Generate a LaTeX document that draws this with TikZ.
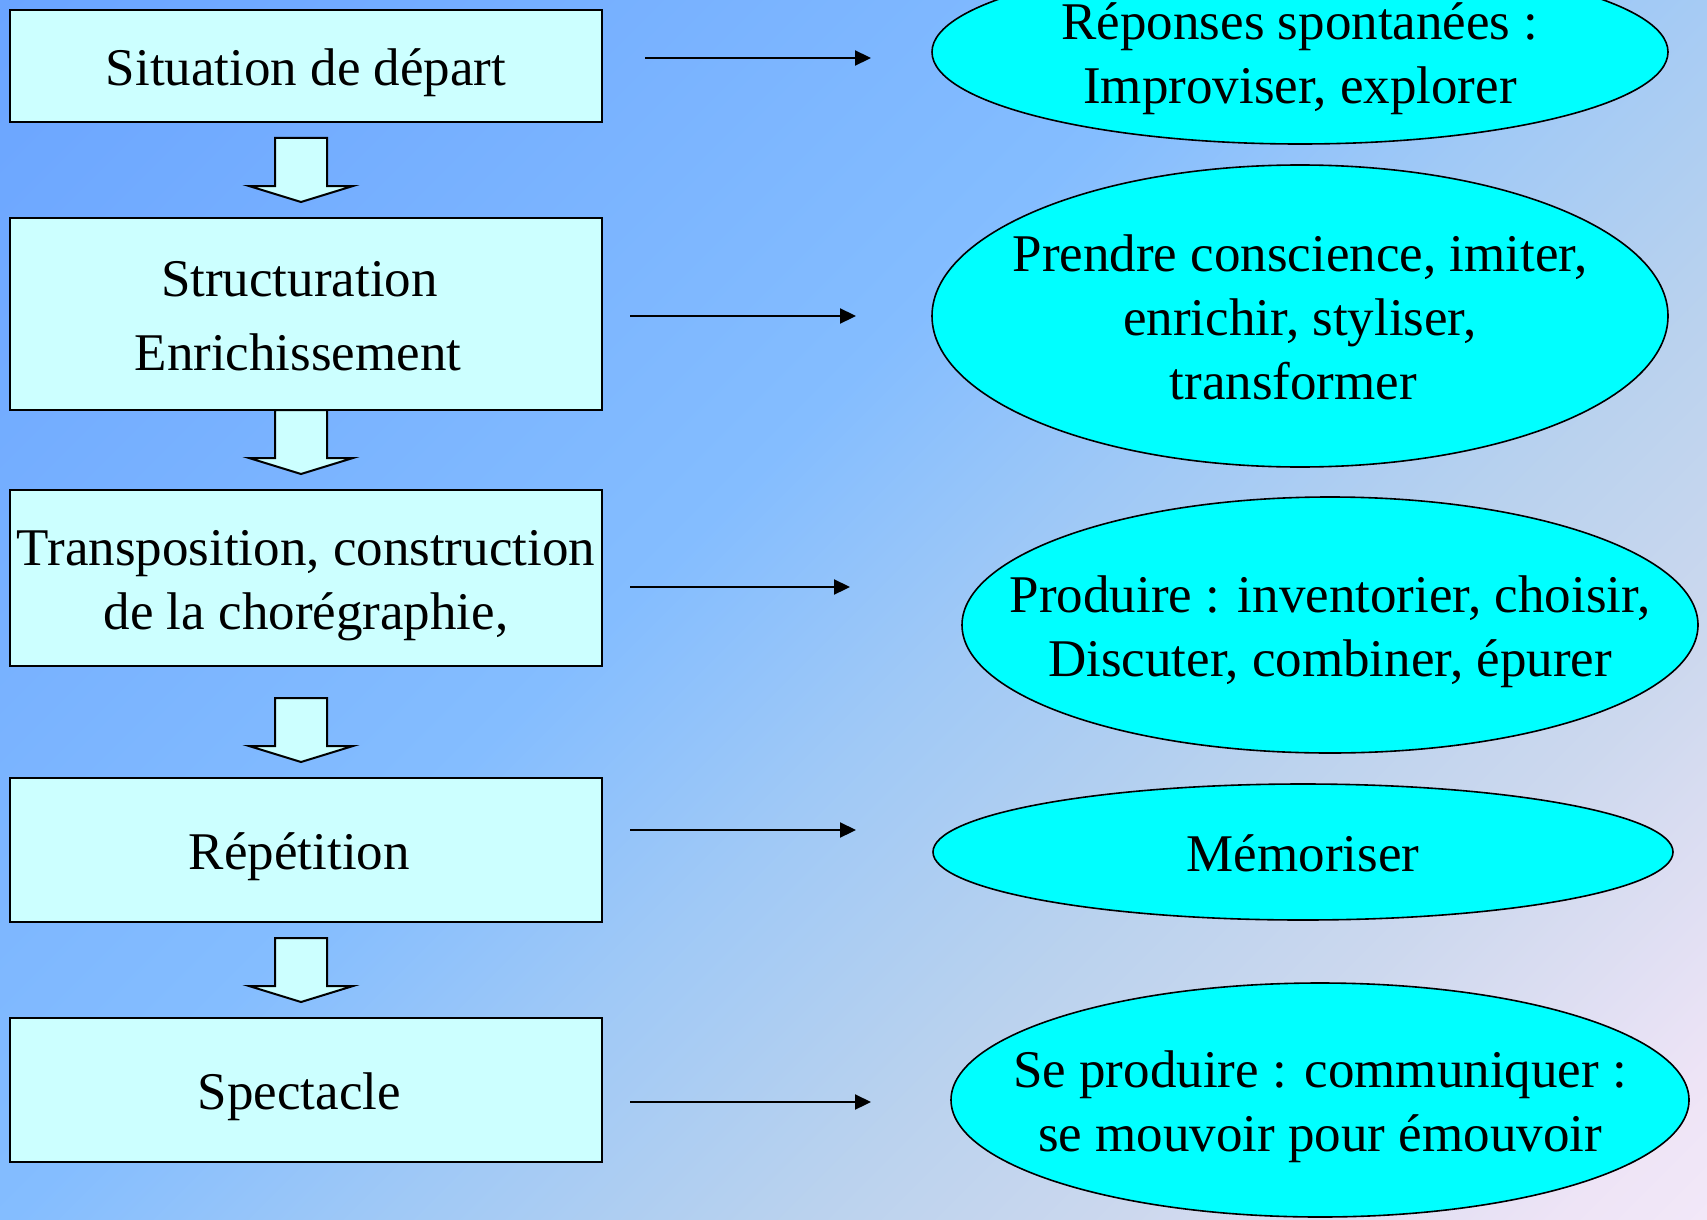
\documentclass[tikz,border=0pt]{standalone}
\usepackage{fontspec}
\setmainfont{Liberation Serif}
\usepackage{tikz}
\usetikzlibrary{shapes.geometric,arrows.meta}
\definecolor{bga}{HTML}{6AA4FF}
\definecolor{bgb}{HTML}{84BDFF}
\definecolor{bgc}{HTML}{A0C9F6}
\definecolor{bgd}{HTML}{BAD2EE}
\definecolor{bge}{HTML}{CCD8EE}
\definecolor{bgf}{HTML}{EEE4F6}
\definecolor{bgg}{HTML}{F2E8F8}
\definecolor{boxfill}{HTML}{CCFFFF}
\definecolor{ellfill}{HTML}{00FFFF}
\pgfdeclarehorizontalshading{fond}{100bp}{color(0bp)=(bga); color(25bp)=(bga);
  color(46bp)=(bgb); color(52.5bp)=(bgc); color(59.5bp)=(bgd); color(65bp)=(bge);
  color(72.5bp)=(bgf); color(75bp)=(bgg); color(100bp)=(bgg)}
% text of a node, a bit lower and kept out of the node size
\newcommand{\lignes}[1]{\raisebox{-3.5pt}[\height][\depth]{\makebox[0pt]{\begin{tabular}{@{}c@{}}#1\end{tabular}}}}

\begin{document}
\begin{tikzpicture}[x=0.5pt,y=-0.5pt,
    >={Triangle[length=8pt,width=7.5pt]},
    etape/.style={draw,line width=1pt,fill=boxfill,minimum width=296pt,inner sep=0pt},
    reponse/.style={ellipse,draw,line width=0.8pt,fill=ellfill,inner sep=0pt},
    fleche/.style={draw,line width=1pt,fill=boxfill,line join=miter},
    lien/.style={->,line width=1.1pt},
    font=\fontsize{26.5}{32}\selectfont]
    \useasboundingbox (0,0) rectangle (1707,1220);
    % background, shaded along the diagonal
    \begin{scope}
      \clip (0,0) rectangle (1707,1220);
      \begin{scope}[transform canvas={rotate=-45}]
        \shade[shading=fond] (0,-1207) rectangle (2070,863);
      \end{scope}
    \end{scope}

    % the steps
    \node[etape,minimum height=56pt] (s1) at (306,66) {\lignes{Situation de départ}};
    \node[etape,minimum height=96pt] (s2) at (306,314) {\lignes{Structuration\kern.25em\\[5pt]Enrichissement\kern.3em}};
    \node[etape,minimum height=88pt] (s3) at (306,578) {\lignes{Transposition, construction\\de la chorégraphie,}};
    \node[etape,minimum height=72pt] (s4) at (306,850) {\lignes{Répétition\kern.25em}};
    \node[etape,minimum height=72pt] (s5) at (306,1090) {\lignes{Spectacle\kern.25em}};

    % block arrows between the steps
    \foreach \t in {138,410,698,938}
      \draw[fleche] (275,\t) -- (327,\t) -- (327,\t+48) -- (353,\t+48) -- (301,\t+64)
        -- (249,\t+48) -- (275,\t+48) -- cycle;

    % what is asked at each step
    \node[reponse,minimum width=368pt,minimum height=92pt] (r1) at (1300,52)
      {\lignes{Réponses spontanées :\\Improviser, explorer}};
    \node[reponse,minimum width=368pt,minimum height=151pt] (r2) at (1300,316)
      {\lignes{Prendre conscience, imiter,\\enrichir, styliser,\\transformer\kern.25em}};
    \node[reponse,minimum width=368pt,minimum height=128pt] (r3) at (1330,625)
      {\lignes{Produire : inventorier, choisir,\\Discuter, combiner, épurer}};
    \node[reponse,minimum width=370pt,minimum height=68pt] (r4) at (1303,852)
      {\lignes{Mémoriser}};
    \node[reponse,minimum width=369pt,minimum height=117pt] (r5) at (1320,1100)
      {\lignes{Se produire : communiquer :\\se mouvoir pour émouvoir}};

    % arrow ends
    \coordinate (t1) at (871,58);
    \coordinate (t2) at (856,316);
    \coordinate (t3) at (850,587);
    \coordinate (t4) at (856,830);
    \coordinate (t5) at (871,1102);

    \draw[lien,shorten <=21pt] (s1.east |- t1) -- (t1);
    \draw[lien,shorten <=13.5pt] (s2.east |- t2) -- (t2);
    \draw[lien,shorten <=13.5pt] (s3.east |- t3) -- (t3);
    \draw[lien,shorten <=13.5pt] (s4.east |- t4) -- (t4);
    \draw[lien,shorten <=13.5pt] (s5.east |- t5) -- (t5);
\end{tikzpicture}
\end{document}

◇ ◇ ◇ ◇ ◇ ◇ ◇

Task statement – Write out the full set of lines verbatim, without the pictures.

Answer to this problem –
Generate a LaTeX document that draws this with TikZ.
\documentclass[tikz,border=0pt]{standalone}
\usepackage{fontspec}
\setmainfont{Liberation Serif}
\usepackage{tikz}
\usetikzlibrary{shapes.geometric,arrows.meta}
\definecolor{bga}{HTML}{6AA4FF}
\definecolor{bgb}{HTML}{84BDFF}
\definecolor{bgc}{HTML}{A0C9F6}
\definecolor{bgd}{HTML}{BAD2EE}
\definecolor{bge}{HTML}{CCD8EE}
\definecolor{bgf}{HTML}{EEE4F6}
\definecolor{bgg}{HTML}{F2E8F8}
\definecolor{boxfill}{HTML}{CCFFFF}
\definecolor{ellfill}{HTML}{00FFFF}
\pgfdeclarehorizontalshading{fond}{100bp}{color(0bp)=(bga); color(25bp)=(bga);
  color(46bp)=(bgb); color(52.5bp)=(bgc); color(59.5bp)=(bgd); color(65bp)=(bge);
  color(72.5bp)=(bgf); color(75bp)=(bgg); color(100bp)=(bgg)}
% text of a node, a bit lower and kept out of the node size
\newcommand{\lignes}[1]{\raisebox{-3.5pt}[\height][\depth]{\makebox[0pt]{\begin{tabular}{@{}c@{}}#1\end{tabular}}}}

\begin{document}
\begin{tikzpicture}[x=0.5pt,y=-0.5pt,
    >={Triangle[length=8pt,width=7.5pt]},
    etape/.style={draw,line width=1pt,fill=boxfill,minimum width=296pt,inner sep=0pt},
    reponse/.style={ellipse,draw,line width=0.8pt,fill=ellfill,inner sep=0pt},
    fleche/.style={draw,line width=1pt,fill=boxfill,line join=miter},
    lien/.style={->,line width=1.1pt},
    font=\fontsize{26.5}{32}\selectfont]
    \useasboundingbox (0,0) rectangle (1707,1220);
    % background, shaded along the diagonal
    \begin{scope}
      \clip (0,0) rectangle (1707,1220);
      \begin{scope}[transform canvas={rotate=-45}]
        \shade[shading=fond] (0,-1207) rectangle (2070,863);
      \end{scope}
    \end{scope}

    % the steps
    \node[etape,minimum height=56pt] (s1) at (306,66) {\lignes{Situation de départ}};
    \node[etape,minimum height=96pt] (s2) at (306,314) {\lignes{Structuration\kern.25em\\[5pt]Enrichissement\kern.3em}};
    \node[etape,minimum height=88pt] (s3) at (306,578) {\lignes{Transposition, construction\\de la chorégraphie,}};
    \node[etape,minimum height=72pt] (s4) at (306,850) {\lignes{Répétition\kern.25em}};
    \node[etape,minimum height=72pt] (s5) at (306,1090) {\lignes{Spectacle\kern.25em}};

    % block arrows between the steps
    \foreach \t in {138,410,698,938}
      \draw[fleche] (275,\t) -- (327,\t) -- (327,\t+48) -- (353,\t+48) -- (301,\t+64)
        -- (249,\t+48) -- (275,\t+48) -- cycle;

    % what is asked at each step
    \node[reponse,minimum width=368pt,minimum height=92pt] (r1) at (1300,52)
      {\lignes{Réponses spontanées :\\Improviser, explorer}};
    \node[reponse,minimum width=368pt,minimum height=151pt] (r2) at (1300,316)
      {\lignes{Prendre conscience, imiter,\\enrichir, styliser,\\transformer\kern.25em}};
    \node[reponse,minimum width=368pt,minimum height=128pt] (r3) at (1330,625)
      {\lignes{Produire : inventorier, choisir,\\Discuter, combiner, épurer}};
    \node[reponse,minimum width=370pt,minimum height=68pt] (r4) at (1303,852)
      {\lignes{Mémoriser}};
    \node[reponse,minimum width=369pt,minimum height=117pt] (r5) at (1320,1100)
      {\lignes{Se produire : communiquer :\\se mouvoir pour émouvoir}};

    % arrow ends
    \coordinate (t1) at (871,58);
    \coordinate (t2) at (856,316);
    \coordinate (t3) at (850,587);
    \coordinate (t4) at (856,830);
    \coordinate (t5) at (871,1102);

    \draw[lien,shorten <=21pt] (s1.east |- t1) -- (t1);
    \draw[lien,shorten <=13.5pt] (s2.east |- t2) -- (t2);
    \draw[lien,shorten <=13.5pt] (s3.east |- t3) -- (t3);
    \draw[lien,shorten <=13.5pt] (s4.east |- t4) -- (t4);
    \draw[lien,shorten <=13.5pt] (s5.east |- t5) -- (t5);
\end{tikzpicture}
\end{document}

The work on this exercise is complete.